As the administrative judge since 1998, Dryden is credited with standardizing bail-hearing times at 2 p.m. Attorneys often grumble about the midafternoon hour but also like the predictability and being able to provide some certainty to relatives of jailed people.

Taking over for Dryden as administrative judge will be Judge John P. McKenna Jr., Clyburn said.

Criminal, traffic, civil and landlord-tenant cases are heard in District Court, which is not only the lowest-level court but the most crowded. It's not unusual for a day's cases to number in the hundreds, and judges balance how long to dwell on each case with the need to be done at the end of the day.

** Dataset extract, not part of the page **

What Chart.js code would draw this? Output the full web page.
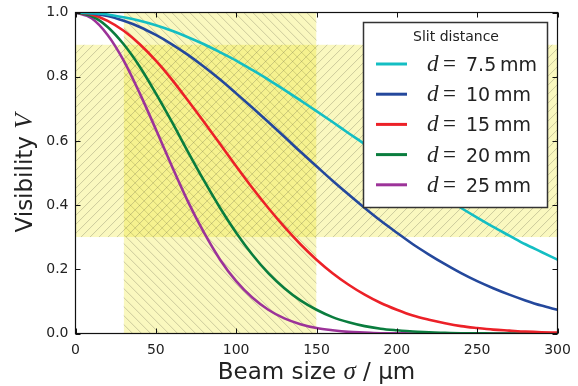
<!DOCTYPE html>
<html>
<head>
<meta charset="utf-8">
<script src="https://cdn.jsdelivr.net/npm/chart.js@4.4.1/dist/chart.umd.min.js"></script>
<style>
    html, body { margin: 0; padding: 0; background: #fff; }
    #wrap { width: 578px; height: 386px; }
</style>
</head>
<body>
<div id="wrap"><canvas id="visChart" width="578" height="386"></canvas></div>
<script>
// Beam size sigma in um
const sigma = [0, 10, 20, 30, 40, 50, 60, 70, 80, 90, 100, 110, 120, 130, 140, 150,
    160, 170, 180, 190, 200, 210, 220, 230, 240, 250, 260, 270, 280, 290, 300];

// Visibility, one list per slit distance
const vis75 = [1.000, 0.998, 0.994, 0.985, 0.974, 0.960, 0.943, 0.923, 0.901, 0.876, 0.850,
    0.821, 0.791, 0.759, 0.726, 0.693, 0.659, 0.624, 0.590, 0.555, 0.521, 0.487, 0.454,
    0.422, 0.391, 0.361, 0.332, 0.305, 0.278, 0.254, 0.230];
const vis10 = [1.000, 0.997, 0.989, 0.974, 0.955, 0.930, 0.901, 0.868, 0.831, 0.791, 0.748,
    0.704, 0.659, 0.613, 0.566, 0.521, 0.476, 0.433, 0.391, 0.351, 0.314, 0.278, 0.246,
    0.216, 0.188, 0.163, 0.141, 0.121, 0.103, 0.087, 0.074];
const vis15 = [1.000, 0.994, 0.974, 0.943, 0.901, 0.850, 0.791, 0.726, 0.659, 0.590, 0.521,
    0.454, 0.391, 0.332, 0.278, 0.230, 0.188, 0.152, 0.121, 0.095, 0.074, 0.056, 0.043,
    0.032, 0.023, 0.017, 0.012, 0.009, 0.006, 0.004, 0.003];
const vis20 = [1.000, 0.989, 0.955, 0.901, 0.831, 0.748, 0.659, 0.566, 0.476, 0.391, 0.314,
    0.246, 0.188, 0.141, 0.103, 0.074, 0.051, 0.035, 0.023, 0.015, 0.010, 0.006, 0.004,
    0.002, 0.001, 0.001, 0.000, 0.000, 0.000, 0.000, 0.000];
const vis25 = [1.000, 0.982, 0.930, 0.850, 0.748, 0.636, 0.521, 0.411, 0.314, 0.230, 0.163,
    0.112, 0.074, 0.047, 0.029, 0.017, 0.010, 0.005, 0.003, 0.001, 0.001, 0.000, 0.000,
    0.000, 0.000, 0.000, 0.000, 0.000, 0.000, 0.000, 0.000];

const seriesNames = ['7.5', '10', '15', '20', '25'];
const seriesValues = [vis75, vis10, vis15, vis20, vis25];
const seriesColors = ['#14bec3', '#24489c', '#ec2128', '#0a7d3e', '#9c3399'];

// Shaded regions (data units)
const bandX = [30, 150];
const bandY = [0.3, 0.9];

const xTicks = [0, 50, 100, 150, 200, 250, 300];
const yTicks = [0, 0.2, 0.4, 0.6, 0.8, 1.0];

const SANS = "'DejaVu Sans', sans-serif";
const SERIF = "'Liberation Serif', 'DejaVu Serif', serif";

/**
 * Draw a hatched, translucent rectangle
 */
function hatchRect(ctx, x0, y0, x1, y1, dir) {
    ctx.save();
    ctx.beginPath();
    ctx.rect(x0, y0, x1 - x0, y1 - y0);
    ctx.clip();
    ctx.fillStyle = 'rgba(236, 226, 0, 0.25)';
    ctx.fillRect(x0, y0, x1 - x0, y1 - y0);
    ctx.strokeStyle = 'rgba(105, 105, 80, 0.4)';
    ctx.lineWidth = 0.8;
    const h = y1 - y0;
    const step = 9;
    ctx.beginPath();
    for (let c = x0 - h; c < x1 + h; c += step) {
        if (dir > 0) {
            // "/" lines
            ctx.moveTo(c, y1);
            ctx.lineTo(c + h, y0);
        } else {
            // "\" lines
            ctx.moveTo(c, y0);
            ctx.lineTo(c + h, y1);
        }
    }
    ctx.stroke();
    ctx.restore();
}

// Draw a row of text pieces with different fonts
function drawPieces(ctx, pieces, x, y) {
    let cx = x;
    pieces.forEach(p => {
        ctx.font = p.font;
        ctx.fillText(p.text, cx, y);
        cx += ctx.measureText(p.text).width;
    });
    return cx;
}

function piecesWidth(ctx, pieces) {
    let w = 0;
    pieces.forEach(p => {
        ctx.font = p.font;
        w += ctx.measureText(p.text).width;
    });
    return w;
}

const bandsPlugin = {
    id: 'bands',
    beforeDatasetsDraw(chart) {
        const { ctx, scales: { x, y } } = chart;
        hatchRect(ctx, x.getPixelForValue(bandX[0]), y.getPixelForValue(1),
            x.getPixelForValue(bandX[1]), y.getPixelForValue(0), -1);
        hatchRect(ctx, x.getPixelForValue(0), y.getPixelForValue(bandY[1]),
            x.getPixelForValue(300), y.getPixelForValue(bandY[0]), 1);
    }
};

const framePlugin = {
    id: 'frame',
    afterDatasetsDraw(chart) {
        const { ctx, chartArea: a, scales: { x, y } } = chart;
        ctx.save();
        ctx.strokeStyle = '#111';
        ctx.lineWidth = 1.2;
        ctx.strokeRect(a.left, a.top, a.right - a.left, a.bottom - a.top);
        ctx.lineWidth = 1;
        ctx.beginPath();
        xTicks.forEach(v => {
            const px = Math.round(x.getPixelForValue(v)) + 0.5;
            ctx.moveTo(px, a.bottom);
            ctx.lineTo(px, a.bottom - 5);
            ctx.moveTo(px, a.top);
            ctx.lineTo(px, a.top + 5);
        });
        yTicks.forEach(v => {
            const py = Math.round(y.getPixelForValue(v)) + 0.5;
            ctx.moveTo(a.left, py);
            ctx.lineTo(a.left + 5, py);
            ctx.moveTo(a.right, py);
            ctx.lineTo(a.right - 5, py);
        });
        ctx.stroke();
        ctx.restore();
    },
    afterDraw(chart) {
        const { ctx, chartArea: a } = chart;
        ctx.save();
        ctx.fillStyle = '#222';
        ctx.textBaseline = 'alphabetic';

        // x axis title
        const xt = [
            { text: 'Beam size ', font: `23px ${SANS}` },
            { text: '\u03c3', font: `italic 25px ${SERIF}` },
            { text: ' / \u00b5m', font: `23px ${SANS}` }
        ];
        const xw = piecesWidth(ctx, xt);
        drawPieces(ctx, xt, (a.left + a.right) / 2 - xw / 2, 379);

        // y axis title
        const yt = [
            { text: 'Visibility ', font: `23px ${SANS}` },
            { text: 'V', font: `italic 25px ${SERIF}` }
        ];
        const yw = piecesWidth(ctx, yt);
        ctx.translate(32, (a.top + a.bottom) / 2);
        ctx.rotate(-Math.PI / 2);
        drawPieces(ctx, yt, -yw / 2, 0);
        ctx.restore();

        // legend
        ctx.save();
        ctx.fillStyle = '#fff';
        ctx.fillRect(363.5, 22.5, 184, 185);
        ctx.strokeStyle = '#333';
        ctx.lineWidth = 1.5;
        ctx.strokeRect(363.5, 22.5, 184, 185);
        ctx.fillStyle = '#222';
        ctx.font = `14px ${SANS}`;
        ctx.textAlign = 'center';
        ctx.textBaseline = 'middle';
        ctx.fillText('Slit distance', 456, 37);
        ctx.textAlign = 'left';
        ctx.textBaseline = 'alphabetic';
        seriesNames.forEach((name, i) => {
            const ry = 64 + i * 30.2;
            ctx.strokeStyle = seriesColors[i];
            ctx.lineWidth = 3;
            ctx.beginPath();
            ctx.moveTo(376, ry);
            ctx.lineTo(407, ry);
            ctx.stroke();
            ctx.fillStyle = '#222';
            ctx.font = `italic 23px ${SERIF}`;
            ctx.fillText('d', 427, ry + 7);
            ctx.font = `23px ${SERIF}`;
            ctx.fillText('=', 443, ry + 7);
            ctx.font = `19px ${SANS}`;
            ctx.fillText(name + '\u2009mm', 466, ry + 7);
        });
        ctx.restore();
    }
};

new Chart(document.getElementById('visChart'), {
    type: 'line',
    data: {
        datasets: seriesValues.map((vals, i) => ({
            label: 'd = ' + seriesNames[i] + ' mm',
            data: sigma.map((s, j) => ({ x: s, y: vals[j] })),
            borderColor: seriesColors[i],
            borderWidth: 2.6,
            pointRadius: 0,
            cubicInterpolationMode: 'monotone',
            fill: false
        }))
    },
    options: {
        responsive: false,
        animation: false,
        layout: { padding: { left: 0, right: 20.5, top: 12.5, bottom: 0 } },
        plugins: {
            legend: { display: false },
            tooltip: { enabled: false }
        },
        scales: {
            x: {
                type: 'linear',
                min: 0,
                max: 300,
                afterBuildTicks(scale) { scale.ticks = xTicks.map(v => ({ value: v })); },
                afterFit(scale) {
                    scale.height = 52.5;
                    scale.paddingLeft = 0;
                    scale.paddingRight = 0;
                },
                grid: { display: false, drawTicks: false },
                border: { display: false },
                ticks: {
                    padding: 8,
                    maxRotation: 0,
                    color: '#222',
                    font: { family: 'DejaVu Sans', size: 14 }
                }
            },
            y: {
                min: 0,
                max: 1,
                afterBuildTicks(scale) { scale.ticks = yTicks.map(v => ({ value: v })); },
                afterFit(scale) {
                    scale.width = 75.5;
                    scale.paddingTop = 0;
                    scale.paddingBottom = 0;
                },
                grid: { display: false, drawTicks: false },
                border: { display: false },
                ticks: {
                    padding: 7,
                    color: '#222',
                    font: { family: 'DejaVu Sans', size: 14 },
                    callback: v => v.toFixed(1)
                }
            }
        }
    },
    plugins: [bandsPlugin, framePlugin]
});
</script>
</body>
</html>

Mulieri is best known for creating an in-court reality-check program for high school students in 2001, basing it on a Michigan program he had read about.

"We want them to think about the consequences of making wrong choices," he said.

Twice a year, local high school students get cautionary experience, watching drunken-driving, drug and theft cases in court, then speaking with convicted criminals, probation officers and others.

Students and teachers have said the program hits home because it homes in on two big enticements for teens: drugs and alcohol. They see young mothers torn from their children and sent to jail, people not much older than themselves weep over injuries they've caused their friends, and men rue wasting years in a haze of drugs. They tally the financial cost of a drunken-driving conviction as well as the personal toll.

"It is a program that I would very much like to see expanded throughout the state of Maryland," Clyburn said.

Judge J. Michael Wachs agreed to take over the program, Mulieri said.

Lawyers say Mulieri has a methodical, if grandfatherly, approach to cases, ever reluctant to cut off lawyers and litigants as they tell their story.

"We could argue, argue and argue and he would listen, listen and listen, and then make a decision," Cochran said.

Many attorneys say Mulieri is far more patient than they could be while remaining gentlemanly.

"He is a very deliberate judge, which frustrated some people. But he took it very seriously, what he was doing," said Leo P. Hylan, whose law office is in Pasadena.

Mulieri said the harried pace of District Court is wearing but that it allows a judge to make a big impact in someone's life quickly.

"It's when you think you helped somebody - that's the biggest high on the job," he said.

Every so often, he said, he's gotten a letter from a defendant who thanks him for a much-needed kick in pants that put an early end to what could have been a career as a criminal. Some notes, he said, came from people he had jailed. "They say they learned a lesson," he said.

The Georgia native moved to Annapolis as a child. He graduated from the University of North Carolina in 1960 and the University of Maryland School of Law in 1963.

After six months in the Army, he decided not to go into a judge advocate program and instead returned to civilian life. He worked as an assistant county attorney and assistant prosecutor before joining a private practice and later establishing his own firm. He became a judge in 1991.

Now he's looking to buy a used piano so he can take lessons, to study Italian and to improve his golf game while juggling visits with his grandchildren. But in his two weeks of retirement, Mulieri has already been back to fill in at his old job.

O'Malley spokesman Sasha Leonhardt said the judicial nominating commissions would be named "soon." A commission is chosen to cover each court area in the state.